Ce mercredi 15 mars, la cour d’appel du Luxembourg a condamné les lanceurs d’alerte de Luxleaks : Antoine Deltour à 6 mois de prison avec sursis et à 1500 euros d’amende ; Raphaël Halet à 1000 euros d’amende. Certes leurs peines ont été allégées mais ils restent condamnés pour avoir agi dans l’intérêt général en révélant l’évasion fiscale à grande échelle pratiquée par des multinationales via le Luxembourg.
Cette condamnation est scandaleuse. Les lanceurs d’alerte ne sont pas des criminels. Au contraire, ils doivent être protégés et soutenus. En revanche, les fraudeurs fiscaux, eux, doivent être condamnés.

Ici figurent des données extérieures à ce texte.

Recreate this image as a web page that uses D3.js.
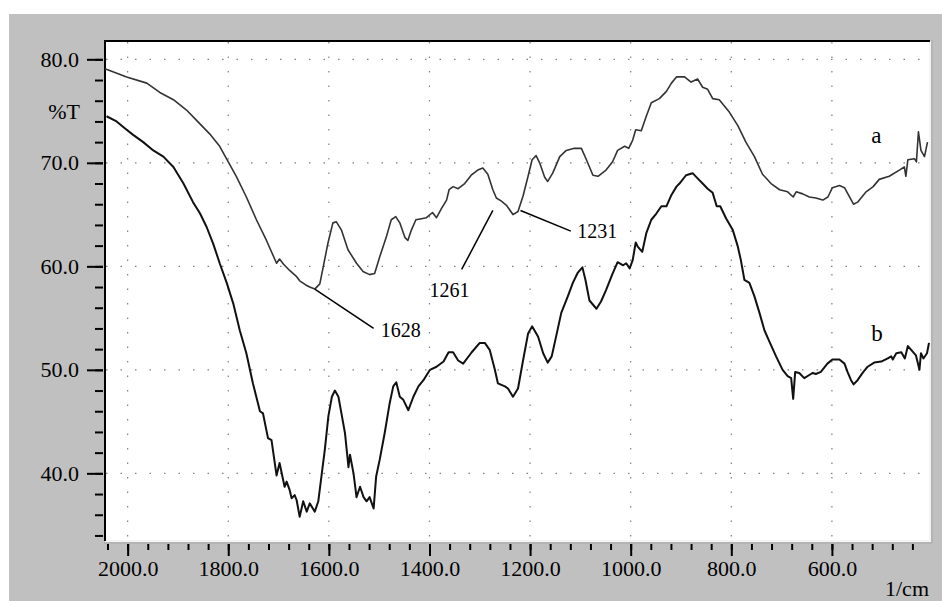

Cette condamnation prouve une nouvelle fois que la lutte contre la fraude fiscale est loin d’être une priorité pour les différents Etats qui ne prennent que des mesures homéopathiques.

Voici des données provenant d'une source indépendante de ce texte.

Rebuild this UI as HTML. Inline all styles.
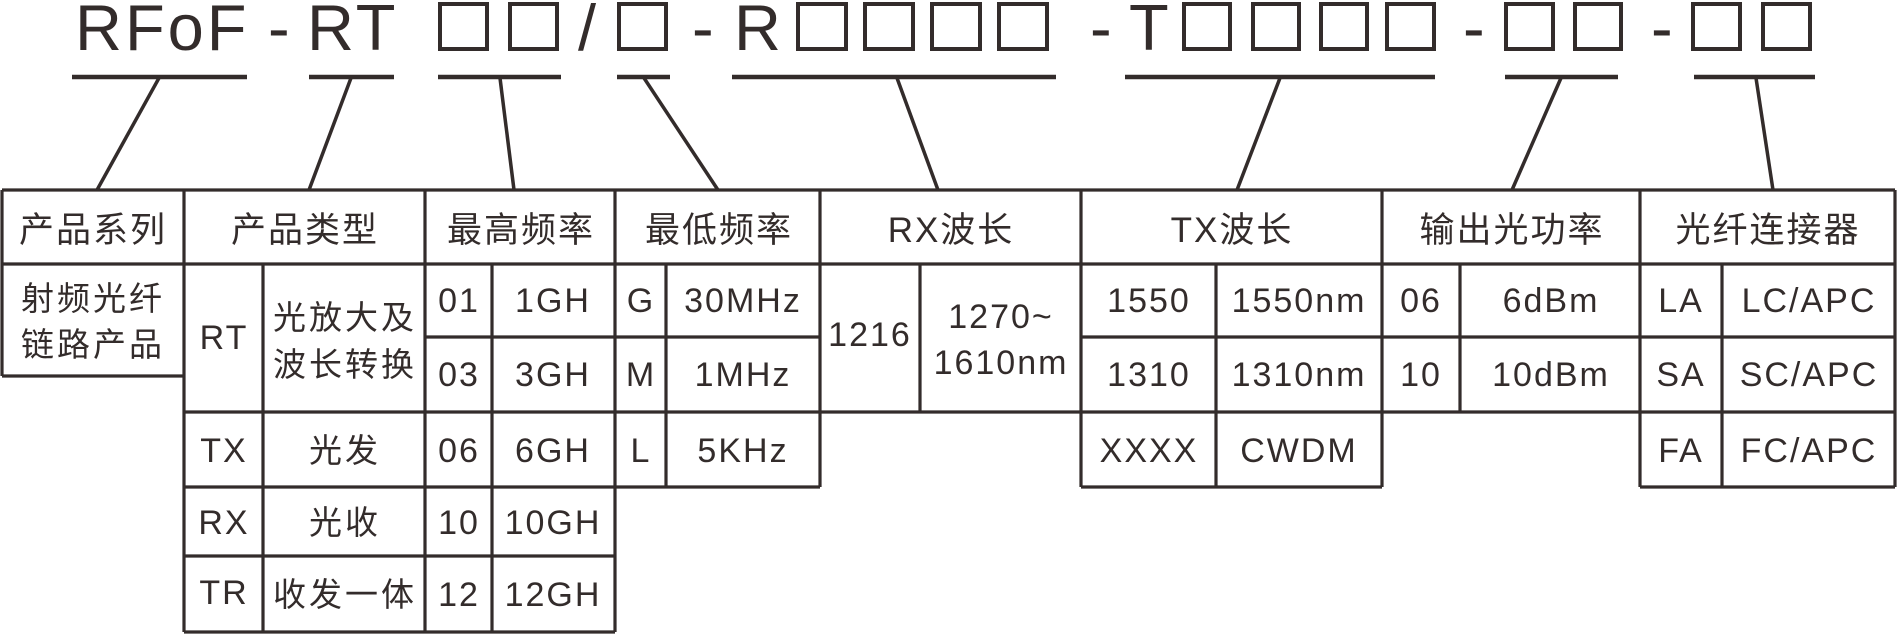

En France, par exemple, les services de contrôle sont totalement insuffisants; il manque 10 000 emplois de contrôle. Les multiples instruments de dissimulation utilisés par les banques et les grandes entreprises ne sont pas vraiment combattus sous prétexte de secrets des affaires ou de respect de la vie privée. Quand le gouvernement se décide à faire quelque chose (de limité), c’est le Conseil constitutionnel qui bloque. De plus, il y un traitement exorbitant des infractions fiscales : l’initiative des poursuites est réservée au ministère des finances (c’est ce qu’on appelle le « verrou de Bercy ») dont les membres de la hiérarchie multiplient de plus en plus les aller-retour avec de grandes entreprises ou banques, acteurs de la fraude. Ainsi, il y a quelques années, le milliardaire François Pinault a réglé ses affaires de succession avec Bercy moyennant une somme faible par rapport à ce qu’il aurait dû payer : le directeur de cabinet du ministre se nommait alors Bruno Cremel, ancien cadre dirigeant du groupe Pinault et qui y est ensuite retourné. Il faut que la justice arrête le « deux poids-deux mesures » qui punit plus le voleur de motos que celui qui détourne des millions (et ses complices).

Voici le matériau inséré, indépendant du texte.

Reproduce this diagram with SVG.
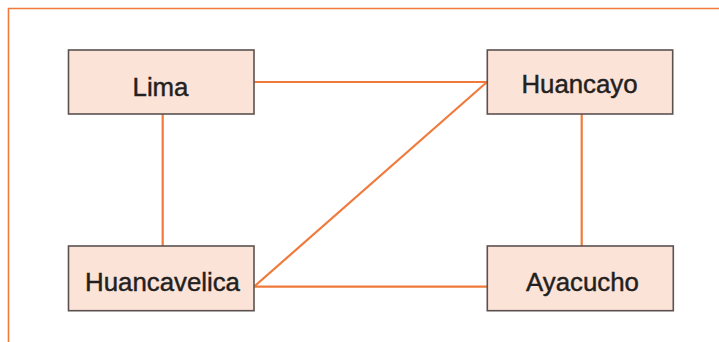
<svg xmlns="http://www.w3.org/2000/svg" width="719" height="342" viewBox="0 0 719 342">
<style>
.box{fill:#fce3d8;stroke:#5b5250;stroke-width:1.6}
.lbl{font-family:"Liberation Sans",Arial,sans-serif;font-size:25.8px;fill:#231f20;stroke:#231f20;stroke-width:0.45;text-anchor:middle}
.edge{stroke:#f07a3a;stroke-width:2.2;fill:none}
.frame{stroke:#f07a3a;stroke-width:1.6;fill:none}
</style>
<rect width="719" height="342" fill="#ffffff"/>
<path class="frame" d="M8.5,342 V8.5 H719"/>
<g id="connectors">
<line class="edge" x1="254" y1="82" x2="487" y2="82"/>
<line class="edge" x1="162.7" y1="114" x2="162.7" y2="246"/>
<line class="edge" x1="581.7" y1="114" x2="581.7" y2="246"/>
<line class="edge" x1="254" y1="286.7" x2="487" y2="286.7"/>
<line class="edge" x1="254" y1="286.7" x2="487" y2="82"/>
</g>
<g id="lima">
<rect class="box" x="68.5" y="50" width="185.5" height="64"/>
<text class="lbl" x="160.5" y="95.5">Lima</text>
</g>
<g id="huancayo">
<rect class="box" x="487.3" y="50" width="185.4" height="64"/>
<text class="lbl" x="579.5" y="92.5">Huancayo</text>
</g>
<g id="huancavelica">
<rect class="box" x="68.5" y="246" width="185.5" height="64.7"/>
<text class="lbl" x="162.5" y="291">Huancavelica</text>
</g>
<g id="ayacucho">
<rect class="box" x="487.3" y="246" width="186" height="64.7"/>
<text class="lbl" x="582.5" y="290.7">Ayacucho</text>
</g>
</svg>
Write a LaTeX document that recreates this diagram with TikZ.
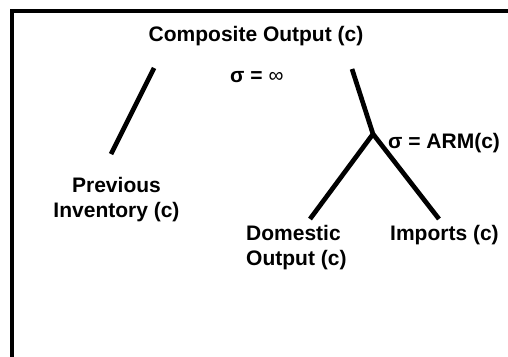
\documentclass[tikz,border=0pt]{standalone}
\usepackage{fontspec}
\setmainfont{Liberation Sans}
\begin{document}
\begin{tikzpicture}[x=1pt, y=-1pt, lbl/.style = {font=\bfseries\fontsize{21}{25}\selectfont, inner sep=0pt}, branch/.style = {draw=black, line width=4.7pt}]
            \useasboundingbox (0,0) rectangle (508,356);
            \clip (0,0) rectangle (508,356);
            \draw[draw=black, line width=4pt] (12,11) rectangle (540,400);
            \node[lbl, anchor=base] (comp) at (256,41) {Composite Output (c)};
            \node[lbl, anchor=base west] (sinf) at (230,82) {σ = {\mdseries ∞}};
            \node[lbl, anchor=base west] (sarm) at (388,148) {σ = ARM(c)};
            \node[lbl, align=center] (prev) at (116.5,199.5) {Previous\\Inventory (c)};
            \node[lbl, align=left, anchor=west] (dom) at (246,248) {Domestic\\Output (c)};
            \node[lbl, anchor=base west] (imp) at (390,240) {Imports (c)};
            \coordinate (prev-top) at (154,68);
            \coordinate (prev-end) at (111,154);
            \coordinate (dom-top) at (352,69);
            \coordinate (fork) at (373,134);
            \coordinate (dom-end) at (310,219);
            \coordinate (imp-end) at (439,219);
            \draw[branch] (prev-top) -- (prev-end);
            \draw[branch] (dom-top) -- (fork);
            \draw[branch] (fork) -- (dom-end);
            \draw[branch] (fork) -- (imp-end);
        \end{tikzpicture}
\end{document}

Pour lutter efficacement contre la fraude et l’évasion fiscale, il faudrait mettre réellement fin au secret bancaire et interdire de réaliser toute transaction avec un paradis fiscal. Le non-respect de cette interdiction devrait être assorti de sanctions très lourdes, allant jusqu’au retrait de la licence bancaire et au paiement de lourdes amendes.
Mais au-delà, il y a nécessité de socialiser le secteur bancaire. Sans cela, la lutte contre la fraude fiscale n’est pour l’essentiel que du vent... Pour lutter vraiment contre elle, il faut s’affronter aux privilégiés et ne pas faire confiance aux institutions et dirigeants politiques de la bourgeoisie.